According to Chalmers and those who hold similar views, there is nothing like being a zombie. Zombies don’t have qualia, the experiential phenomenal properties that experiencers have. They, quite simply, lack experience. So experiencing is not like being a physical thing, because it is conceivable that physical things might be in every respect like experiencers and yet not experience things.
This argument fails on the experience of eating chocolate, because chocolate is the earthly corollary of Chocolate, the Fifth Flavour. Hence even if a zombie ate chocolate without experience, they would have qualia shortly afterwards. Hence p-zombies are unstable in a world with chocolate.
But more than that, the panpsychists are almost right: if the world is made from Chocolate, then everything has the potential to experience it. Chocolate, not Mind, is the fundamental aspect of the universe. You just need the right arrangement of parts with the proper proportions of the other four Flavours. Hence, what it is like to be a bat is to be a bat, and what it is like to be a p-zombie eating chocolate is to be a p-zombie eating chocolate.
This implies that the whole qualia thing is otiose. Experiencers are just physical things in the right order and proportion. If you have taste receptors and the right neural parts, then you experience eating chocolate when you do it. There’s nothing above and beyond that. The world is set up to experience Chocolate, end of story.
So, we are all p-zombies.
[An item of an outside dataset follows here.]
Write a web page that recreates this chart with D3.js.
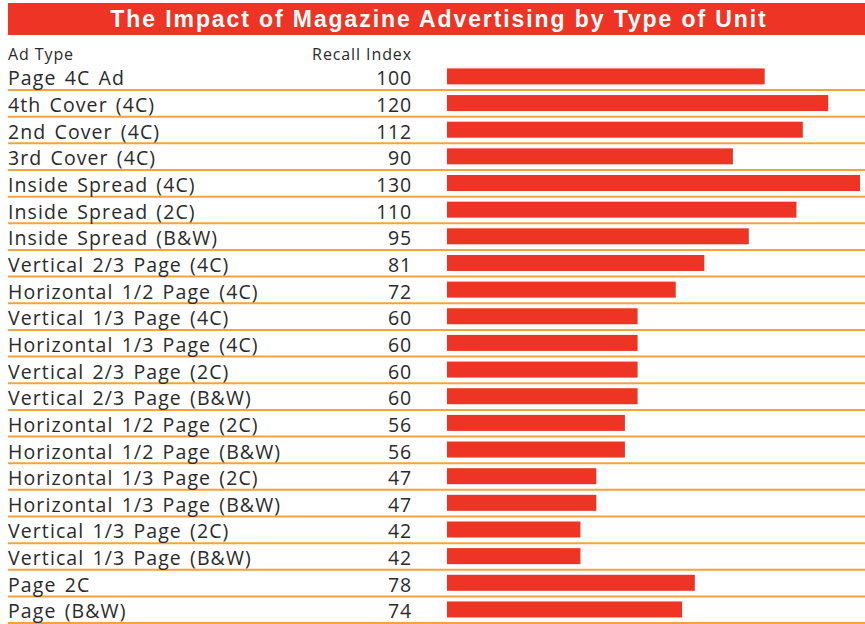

And by biting blocks of chocolate we spread the zombie hood to other physical systems as they see us meld and become one with the Chocolaty Nature of Things. If we contrast Angels with Zombies, we do not need to be p-angels to have the Chocolaty Experience. Just as well, too, because there aren’t any. But there is chocolate. QED.
In less Chococentric terms, the whole Hard Problem looks like it was derived from the way words are used. Qualia seem to be ineffable, indescribable, and nonspecifiable. So the whole problem boils down to us believing that when words are used like this: “what is it like to be X?” that there is a “like-ness” that can’t be further specified. This is a kind of fallacy: what Whitehead called the Fallacy of Misplaced Concreteness (the mistake of thinking that if there’s a noun or adjective, then there has to be an object or property that answers to those words).
But if what it is like to eat chocolate is just to eat chocolate, then the Hard Problem becomes a lot less worrisome. I refute it thus <eats some chocolate. Mmmmm, chocolate>!